— Problem details —
Will you print the material below without altering a single character?

— Stored data —
====================
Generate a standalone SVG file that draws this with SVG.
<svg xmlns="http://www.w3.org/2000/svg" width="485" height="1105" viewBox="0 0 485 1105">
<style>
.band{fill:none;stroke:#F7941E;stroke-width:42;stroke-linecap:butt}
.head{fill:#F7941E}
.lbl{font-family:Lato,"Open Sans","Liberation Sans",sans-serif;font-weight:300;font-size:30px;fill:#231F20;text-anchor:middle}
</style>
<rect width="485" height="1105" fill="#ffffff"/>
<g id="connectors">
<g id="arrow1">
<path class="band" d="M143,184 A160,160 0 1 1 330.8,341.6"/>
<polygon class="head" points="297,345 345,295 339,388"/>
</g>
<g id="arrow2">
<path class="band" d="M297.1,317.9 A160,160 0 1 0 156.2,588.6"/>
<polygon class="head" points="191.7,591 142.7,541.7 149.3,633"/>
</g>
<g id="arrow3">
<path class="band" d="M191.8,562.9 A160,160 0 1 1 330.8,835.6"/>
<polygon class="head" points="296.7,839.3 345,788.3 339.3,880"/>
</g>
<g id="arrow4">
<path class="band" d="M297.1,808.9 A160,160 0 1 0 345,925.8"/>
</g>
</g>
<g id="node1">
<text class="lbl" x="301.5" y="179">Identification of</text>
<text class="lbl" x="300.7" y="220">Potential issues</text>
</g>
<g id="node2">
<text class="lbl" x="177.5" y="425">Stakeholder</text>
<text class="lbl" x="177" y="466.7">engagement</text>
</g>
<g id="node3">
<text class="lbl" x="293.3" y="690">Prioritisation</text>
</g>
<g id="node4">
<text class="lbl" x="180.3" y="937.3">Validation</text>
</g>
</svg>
====================
— Answer to this problem —
Generate a standalone SVG file that draws this with SVG.
<svg xmlns="http://www.w3.org/2000/svg" width="485" height="1105" viewBox="0 0 485 1105">
<style>
.band{fill:none;stroke:#F7941E;stroke-width:42;stroke-linecap:butt}
.head{fill:#F7941E}
.lbl{font-family:Lato,"Open Sans","Liberation Sans",sans-serif;font-weight:300;font-size:30px;fill:#231F20;text-anchor:middle}
</style>
<rect width="485" height="1105" fill="#ffffff"/>
<g id="connectors">
<g id="arrow1">
<path class="band" d="M143,184 A160,160 0 1 1 330.8,341.6"/>
<polygon class="head" points="297,345 345,295 339,388"/>
</g>
<g id="arrow2">
<path class="band" d="M297.1,317.9 A160,160 0 1 0 156.2,588.6"/>
<polygon class="head" points="191.7,591 142.7,541.7 149.3,633"/>
</g>
<g id="arrow3">
<path class="band" d="M191.8,562.9 A160,160 0 1 1 330.8,835.6"/>
<polygon class="head" points="296.7,839.3 345,788.3 339.3,880"/>
</g>
<g id="arrow4">
<path class="band" d="M297.1,808.9 A160,160 0 1 0 345,925.8"/>
</g>
</g>
<g id="node1">
<text class="lbl" x="301.5" y="179">Identification of</text>
<text class="lbl" x="300.7" y="220">Potential issues</text>
</g>
<g id="node2">
<text class="lbl" x="177.5" y="425">Stakeholder</text>
<text class="lbl" x="177" y="466.7">engagement</text>
</g>
<g id="node3">
<text class="lbl" x="293.3" y="690">Prioritisation</text>
</g>
<g id="node4">
<text class="lbl" x="180.3" y="937.3">Validation</text>
</g>
</svg>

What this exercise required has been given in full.